We let the water sit in the aquarium on Saturday and slowly introduced the fish to it. We have two oscars and we had an ice blue cichlid but the oscars killed him  The guy at the fish store said to leave the fish in their plastic bags for an hour then poke a hole in the bag and eventually release them. The fish seem to be doing fine, minus that they lost their friend. They are eating regularly and very active.
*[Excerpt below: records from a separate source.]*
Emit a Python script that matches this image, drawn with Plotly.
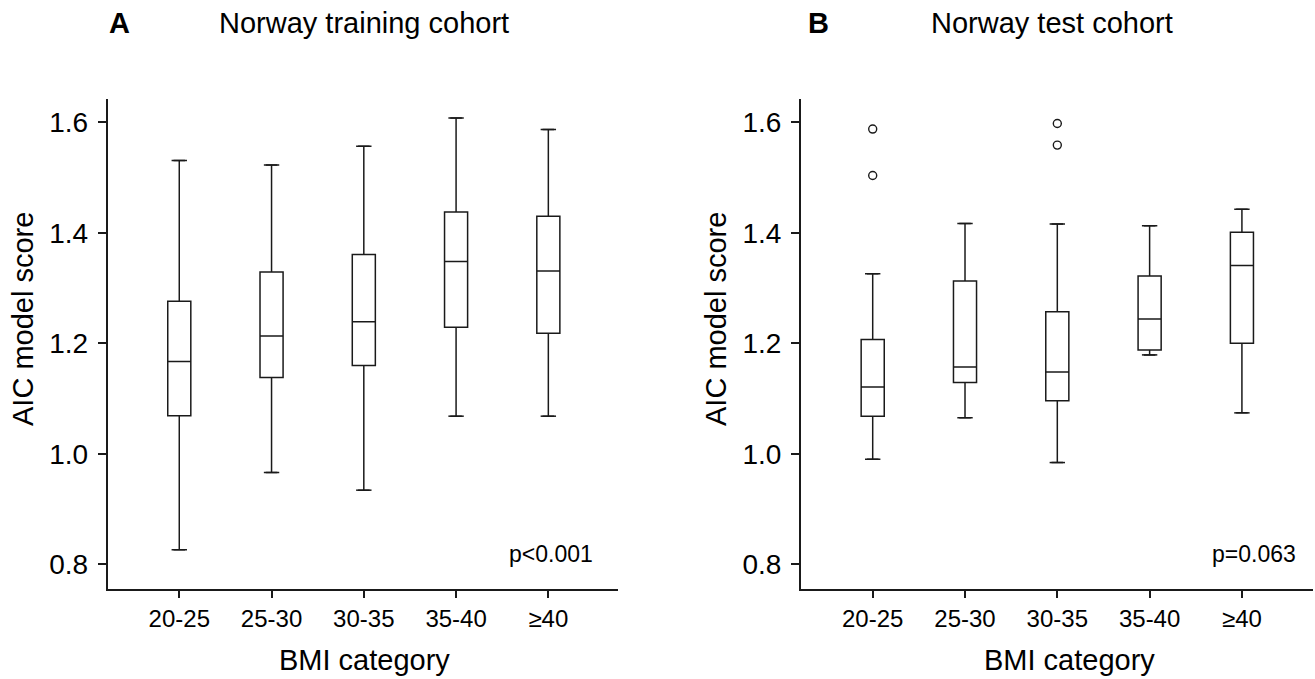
import plotly.graph_objects as go

categories = ["20-25", "25-30", "30-35", "35-40", "≥40"]

# Panel A: Norway training cohort
a_low = [0.826, 0.966, 0.934, 1.068, 1.068]
a_q1 = [1.069, 1.138, 1.160, 1.229, 1.218]
a_med = [1.167, 1.213, 1.239, 1.348, 1.331]
a_q3 = [1.276, 1.329, 1.361, 1.438, 1.430]
a_high = [1.531, 1.523, 1.557, 1.608, 1.587]

# Panel B: Norway test cohort
b_low = [0.990, 1.065, 0.984, 1.179, 1.074]
b_q1 = [1.068, 1.129, 1.096, 1.188, 1.200]
b_med = [1.121, 1.157, 1.148, 1.244, 1.341]
b_q3 = [1.207, 1.313, 1.257, 1.322, 1.401]
b_high = [1.326, 1.417, 1.416, 1.413, 1.443]
b_out_x = ["20-25", "20-25", "30-35", "30-35"]
b_out_y = [1.588, 1.504, 1.598, 1.559]

y_ticks = [0.8, 1.0, 1.2, 1.4, 1.6]
y_ticktext = ["0.8", "1.0", "1.2", "1.4", "1.6"]

W, H = 1315, 679
FONT = "Arial, Liberation Sans, sans-serif"
INK = "#1a1a1a"
TXT = "#000"

def px(x):
    return x / W

def py(y):
    return 1 - y / H

fig = go.Figure()

def add_panel(xa, ya, low, q1, med, q3, high):
    fig.add_trace(go.Box(
        x=categories, q1=q1, median=med, q3=q3,
        lowerfence=low, upperfence=high,
        xaxis=xa, yaxis=ya, width=0.25,
        fillcolor="white", line=dict(color=INK, width=1.5),
        boxpoints=False, showlegend=False, hoverinfo="skip",
    ))
    fig.add_trace(go.Scatter(
        x=categories + categories, y=low + high, mode="markers",
        xaxis=xa, yaxis=ya,
        marker=dict(symbol="line-ew", size=11, line=dict(color=INK, width=1.5)),
        showlegend=False, hoverinfo="skip",
    ))

add_panel("x", "y", a_low, a_q1, a_med, a_q3, a_high)
add_panel("x2", "y2", b_low, b_q1, b_med, b_q3, b_high)
fig.add_trace(go.Scatter(
    x=b_out_x, y=b_out_y, mode="markers", xaxis="x2", yaxis="y2",
    marker=dict(symbol="circle-open", size=8, color=INK, line=dict(width=1.4)),
    showlegend=False, hoverinfo="skip",
))

ydom = [py(589), py(98.7)]
xcommon = dict(
    type="category", categoryorder="array", categoryarray=categories,
    showline=True, linecolor=INK, linewidth=1.5,
    ticks="outside", ticklen=7, tickcolor=INK, tickwidth=1.5,
    showgrid=False, zeroline=False, ticklabelstandoff=0,
    tickfont=dict(family=FONT, size=24, color=TXT),
)
ycommon = dict(
    range=[0.755, 1.643], tickvals=y_ticks, ticktext=y_ticktext,
    showline=True, linecolor=INK, linewidth=1.5,
    ticks="outside", ticklen=8, tickcolor=INK, tickwidth=1.5,
    showgrid=False, zeroline=False, ticklabelstandoff=4,
    tickfont=dict(family=FONT, size=28, color=TXT),
)

fig.update_layout(
    width=W, height=H,
    margin=dict(l=0, r=0, t=0, b=0),
    paper_bgcolor="white", plot_bgcolor="white",
    xaxis=dict(domain=[px(107.5), px(618)], anchor="y", range=[-0.778, 4.755], **xcommon),
    yaxis=dict(domain=ydom, anchor="x", **ycommon),
    xaxis2=dict(domain=[px(800.7), px(1313)], anchor="y2", range=[-0.78, 4.77], **xcommon),
    yaxis2=dict(domain=ydom, anchor="x2", **ycommon),
)

def label(text, x, y, size, xanchor="left", angle=0):
    fig.add_annotation(text=text, x=px(x), y=py(y), xref="paper", yref="paper",
                       xanchor=xanchor, yanchor="middle", showarrow=False, textangle=angle,
                       font=dict(family=FONT, size=size, color=TXT))

label("<b>A</b>", 106.5, 23, 29)
label("Norway training cohort", 217, 23, 29)
label("<b>B</b>", 806, 23, 29)
label("Norway test cohort", 929, 23, 29)

label("AIC model score", 23, 319, 29, xanchor="center", angle=-90)
label("AIC model score", 716, 319, 29, xanchor="center", angle=-90)
label("BMI category", 364, 660, 29, xanchor="center")
label("BMI category", 1069, 660, 29, xanchor="center")

label("p<0.001", 595, 554, 23, xanchor="right")
label("p=0.063", 1297.5, 554, 23, xanchor="right")

fig.write_html(
    "out.html",
    config={"displayModeBar": False},
    post_script="document.body.style.margin='0';document.body.style.overflow='hidden';",
)
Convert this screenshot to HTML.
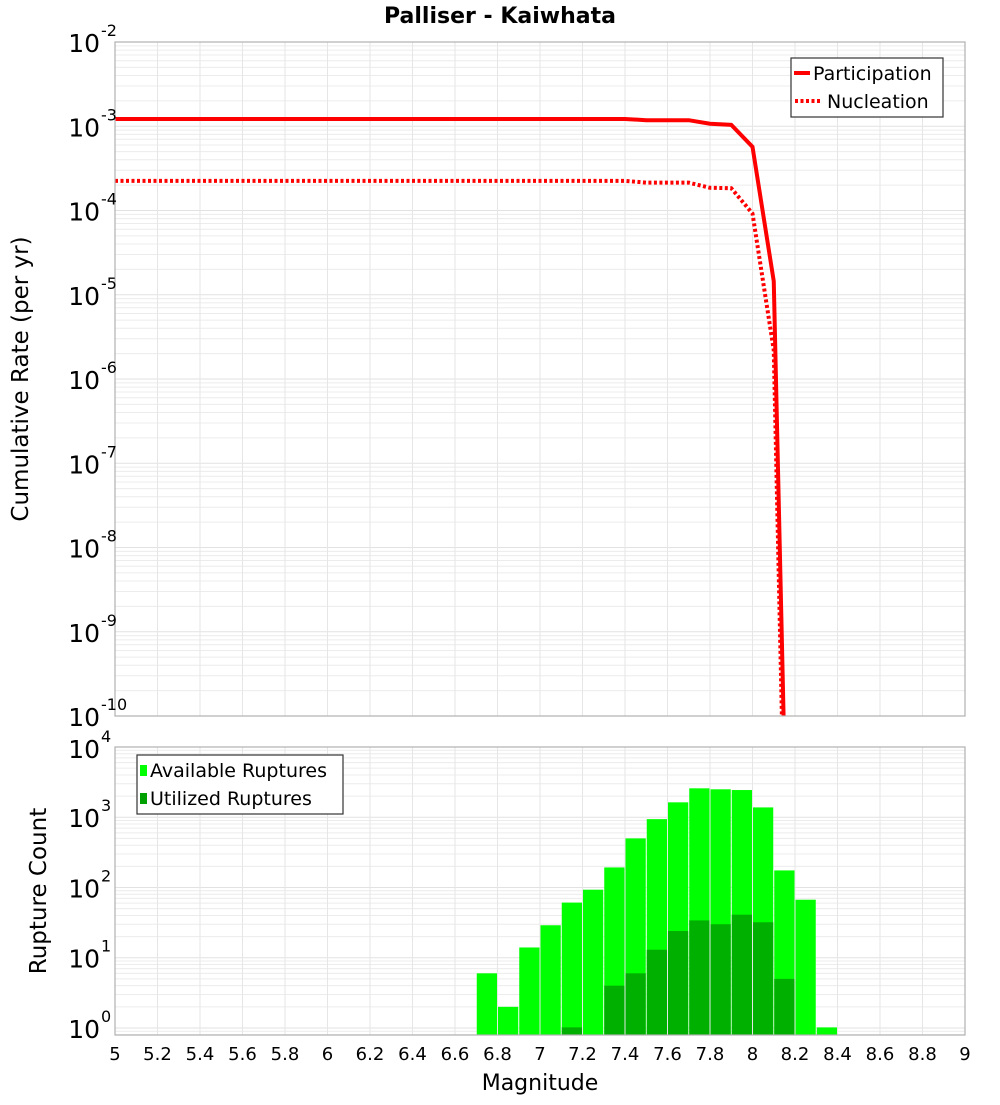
<!DOCTYPE html>
<html><head><meta charset="utf-8">
<style>
body{margin:0;background:#fff;}
svg text{font-family:"DejaVu Sans","Liberation Sans",sans-serif;}
</style></head>
<body>
<svg id="chart" width="1000" height="1100" viewBox="0 0 1000 1100" xmlns="http://www.w3.org/2000/svg">
<rect width="1000" height="1100" fill="#fff"/>
<text x="500" y="23" text-anchor="middle" font-size="22" font-weight="bold">Palliser - Kaiwhata</text>
<g id="topplot"></g>
<g id="botplot"></g>
<text transform="translate(28,379) rotate(-90)" text-anchor="middle" font-size="23">Cumulative Rate (per yr)</text>
<text transform="translate(46,891) rotate(-90)" text-anchor="middle" font-size="23">Rupture Count</text>
<text x="540" y="1090" text-anchor="middle" font-size="22">Magnitude</text>
</svg>
<script>
const lineMags = [5.0, 7.4, 7.5, 7.6, 7.7, 7.8, 7.9, 8.0, 8.1, 8.2];
const participation = [1.22e-3, 1.22e-3, 1.18e-3, 1.18e-3, 1.18e-3, 1.07e-3, 1.04e-3, 5.7e-4, 1.45e-5, 1e-16];
const nucleation = [2.25e-4, 2.25e-4, 2.14e-4, 2.14e-4, 2.14e-4, 1.86e-4, 1.84e-4, 9.2e-5, 2.2e-6, 1e-17];
const barMags = [6.75, 6.85, 6.95, 7.05, 7.15, 7.25, 7.35, 7.45, 7.55, 7.65, 7.75, 7.85, 7.95, 8.05, 8.15, 8.25, 8.35];
const available = [6, 2, 14, 29, 61, 93, 193, 500, 940, 1630, 2580, 2500, 2440, 1380, 175, 67, 1.02];
const utilized = [0, 0, 0, 0, 1.02, 0, 4, 6, 13, 24, 34, 30, 41, 32, 5, 0, 0];
const xTicks = ["5","5.2","5.4","5.6","5.8","6","6.2","6.4","6.6","6.8","7","7.2","7.4","7.6","7.8","8","8.2","8.4","8.6","8.8","9"];
const topExps = [-2,-3,-4,-5,-6,-7,-8,-9,-10];
const botExps = [4,3,2,1,0];

const NS="http://www.w3.org/2000/svg";
const L=115,R=965,T1=42,B1=716,T2=747,B2=1035;
const X=m=>L+(m-5)/4*(R-L);
const Y1=v=>T1+(-2-Math.log10(v))*(B1-T1)/8;
const Y2=v=>B2-(Math.log10(v)+0.1)*(B2-T2)/4.1;
function mk(p,tag,a){const e=document.createElementNS(NS,tag);for(const k in a)e.setAttribute(k,a[k]);p.appendChild(e);return e;}
const gTop=document.getElementById('topplot'),gBot=document.getElementById('botplot');

[[gTop,T1,B1,Y1,-10,-2],[gBot,T2,B2,Y2,0,4]].forEach(([g,t,b,Y,e0,e1],i)=>{
  const cp=mk(g,'clipPath',{id:'cp'+i});mk(cp,'rect',{x:L,y:t,width:R-L,height:b-t});
  const gg=mk(g,'g',{'clip-path':'url(#cp'+i+')'});
  
  
  for(let e=e0-1;e<=e1;e++)for(let k=1;k<10;k++){const y=Y(k*Math.pow(10,e));if(y<t||y>b)continue;
    mk(gg,'line',{x1:L,x2:R,y1:y,y2:y,stroke:k==1?'#e2e2e2':'#ececec','stroke-width':1});}
  for(let j=1;j<20;j++){const x=X(5+j*0.2);mk(gg,'line',{x1:x,x2:x,y1:t,y2:b,stroke:'#e6e6e6','stroke-width':1});}
});

function poly(vals,dash,name){
  const pts=lineMags.map((m,i)=>X(m)+','+Y1(vals[i])).join(' ');
  const p=mk(gTop,'polyline',{points:pts,fill:'none',stroke:'#ff0000','stroke-width':4,'clip-path':'url(#cp0)'});
  if(dash)p.setAttribute('stroke-dasharray','3,2.5');
  
  
}
poly(participation,false,'participation-line');
poly(nucleation,true,'nucleation-line');

const bw=(R-L)/40;
barMags.forEach((m,i)=>{
  const x=X(m)-bw/2+0.5;
  const r=mk(gBot,'rect',{x:x,y:Y2(available[i]),width:bw-1,height:B2-Y2(available[i]),fill:'#00ff00'});
  
  
  if(utilized[i]>0){
    const u=mk(gBot,'rect',{x:x,y:Y2(utilized[i]),width:bw-1,height:B2-Y2(utilized[i]),fill:'#00b000'});
    
    
  }
});

mk(gTop,'rect',{x:L,y:T1,width:R-L,height:B1-T1,fill:'none',stroke:'#b0b0b0','stroke-width':1.2});
mk(gBot,'rect',{x:L,y:T2,width:R-L,height:B2-T2,fill:'none',stroke:'#b0b0b0','stroke-width':1.2});

function ylab(g,y,e,name){
  const t=mk(g,'text',{x:100,y:y+10,'text-anchor':'end','font-size':25});
  
  
  t.textContent='10';
  const s=mk(g,'text',{x:101,y:y-6,'font-size':16});
  
  
  s.textContent=String(e);
}
topExps.forEach(e=>ylab(gTop,Y1(Math.pow(10,e)),e,'top-y-tick'));
botExps.forEach(e=>ylab(gBot,Y2(Math.pow(10,e))+(e==4?1:0),e,'bottom-y-tick'));

xTicks.forEach(s=>{
  const t=mk(gBot,'text',{x:X(parseFloat(s)),y:1060,'text-anchor':'middle','font-size':18});
  
  
  t.textContent=s;
});

const lg=mk(gTop,'g',{});


mk(lg,'rect',{x:791,y:58,width:152,height:59,fill:'#fff',stroke:'#333','stroke-width':1.2});
mk(lg,'line',{x1:794,x2:810,y1:73,y2:73,stroke:'#f00','stroke-width':4});
mk(lg,'line',{x1:795,x2:820,y1:101,y2:101,stroke:'#f00','stroke-width':4,'stroke-dasharray':'3,2.5'});
let tx=mk(lg,'text',{x:813,y:80,'font-size':19});tx.textContent='Participation';
tx=mk(lg,'text',{x:827,y:108,'font-size':19});tx.textContent='Nucleation';
const lb=mk(gBot,'g',{});


mk(lb,'rect',{x:137,y:755,width:206,height:59,fill:'#fff',stroke:'#333','stroke-width':1.2});
mk(lb,'rect',{x:140,y:765,width:7,height:11,fill:'#00ff00'});
mk(lb,'rect',{x:140,y:793,width:7,height:11,fill:'#00a000'});
tx=mk(lb,'text',{x:150,y:777,'font-size':19});tx.textContent='Available Ruptures';
tx=mk(lb,'text',{x:150,y:805,'font-size':19});tx.textContent='Utilized Ruptures';
</script>
</body></html>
We used an anti-chlorine agent on Saturday for the water. It looked beautiful Sunday! The past two days, however, it is terrible looking and smells. There is on film at the top of the water and, again, the water does not smell like sulfur - it's a different smell.

Any suggestions?


----------



## coralbandit (Jul 29, 2012)

your tank needs to cycle to filter effectively(may take 4-6 weeks) .Oscars (even little ones) create alot of waste and usally stir things up a bit.Check cycling threads, tons of info from many.Change water, say 25% a week maybe more since not cycled.Limiting food to fish will help water alittle to.


----------



## jshiloh13 (Dec 12, 2010)

yea sounds like you need to do a water change, im thinkin 25% twice a week since oscar are not a very clean fish. also oscars are very large fish for a 20 gallon, i know, i had one in my 29gal and he outgrew it in a year.... and i had to trade him in


----------



## jshiloh13 (Dec 12, 2010)

but bandit is right, look up cycling in the search and you will get better advice from a lot more experienced people


----------



## susankat (Nov 15, 2008)

For 2 oscars I would suggest at least a 75 gal with lots of filtration and water changes. Those fish get up to 12 to 13 inches long and are fast growers. In the tank they are in you need to be changing about 50% every couple of days to prevent the smell and to keep the oscars happy.


----------



## navigator black (Jan 3, 2012)

Keeping an oscar tank clean is work. Two in a 20 is impossible - it can't work. You need to check the cycle, return the oscars and do a little research on what can flourish in a tank that size. For more than a very short time, oscars wont even survive in that tank.


----------



## Hawk1018 (Apr 12, 2012)

agree with susan and navigator...tank is too small and you should look into a larger tank or different fish.


----------